Soprattutto, andrebbe adottato un nuovo approccio alla sicurezza che consiste in un cambio di paradigma dalla sicurezza come analisi di ciò che non va, che non funziona o di ciò che si è rotto, alla sicurezza come processo decisionale permanente che adegua costantemente regole e prassi operativa, che colma il gap esistente tra il lavoro come immaginato e il lavoro come effettivamente svolto. Erik Hollnagel, uno dei maggiori esponenti dell’approccio della Resilience Engineering, parla di passaggio da Safety I a Safety II proprio per evidenziare la forza che un operatore intelligente, preparato, motivato e riposato può rappresentare per i sistemi ad alta complessità e alto rischio.

L’uomo al centro dell’ecosistema elettronico è la precondizione per costruire nuove macchine che non abbiano comportamenti inaspettati, che non forniscano sorprese, che siano di aiuto durante le fasi critiche e non un indebito aggravio di impegno, che siano comprensibili, funzionali e gestibili.

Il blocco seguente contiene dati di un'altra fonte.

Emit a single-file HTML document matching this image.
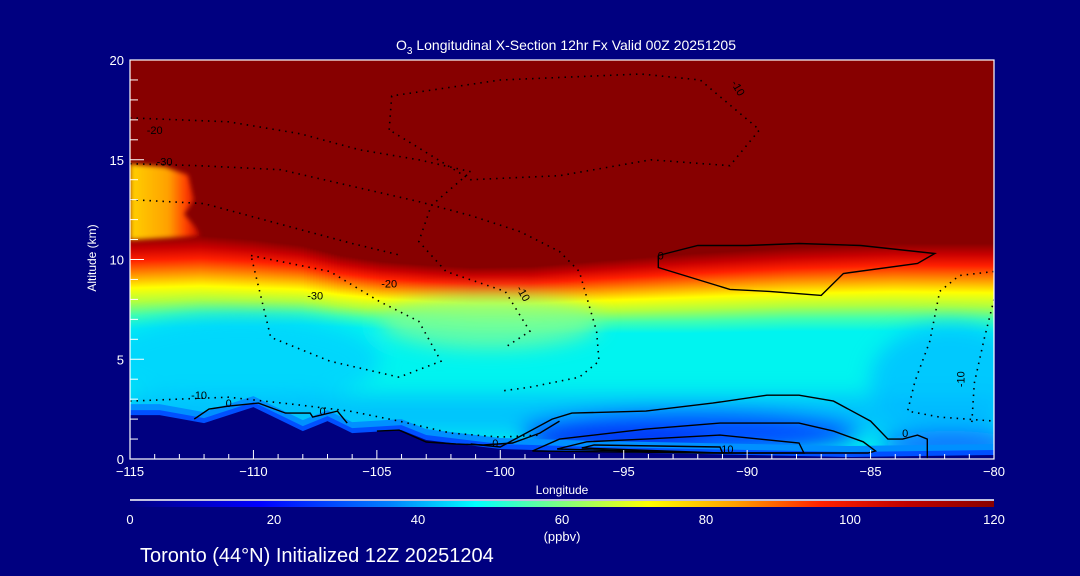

Occorre soprattutto uscire dalla mentalità che “più è meglio” in termini di meccanismi di sicurezza, poiché si è dimostrato che oltre una certa soglia l’aumento di tecnologia comporta una diminuzione in termini di comprensione, utilizzazione e gestione delle anomalie, in virtù anche del fattore tempo che non è una variabile indipendente quando siamo in volo. Come disse un mio caro amico: “Anche la ruota è qualcosa di antico; ma ancora funziona”. L’approccio quindi, non deve essere rivoluzionario, ma evoluzionistico, cioè che assecondi le usanze, il modus operandi dei piloti, le strategie operative condivise, mettendo a capitale proprio le esperienze di chi opera in prima linea e conosce l’ambiente entro il quale la tecnologia dovrebbe essere utilizzata.

Per ottenere dei manufatti tecnologici con cui l’utente deve interagire nella normale vita operativa occorre conoscere le caratteristiche di tale utente: non più quindi segregazione disciplinare, in cui l’ingegnere studia la parte hardware, lo psicologo la parte umana e il manager la parte economica, ma un’integrazione disciplinare che porti tutti a conoscere risorse e limiti degli approcci all’attività economica chiamata trasporto aereo.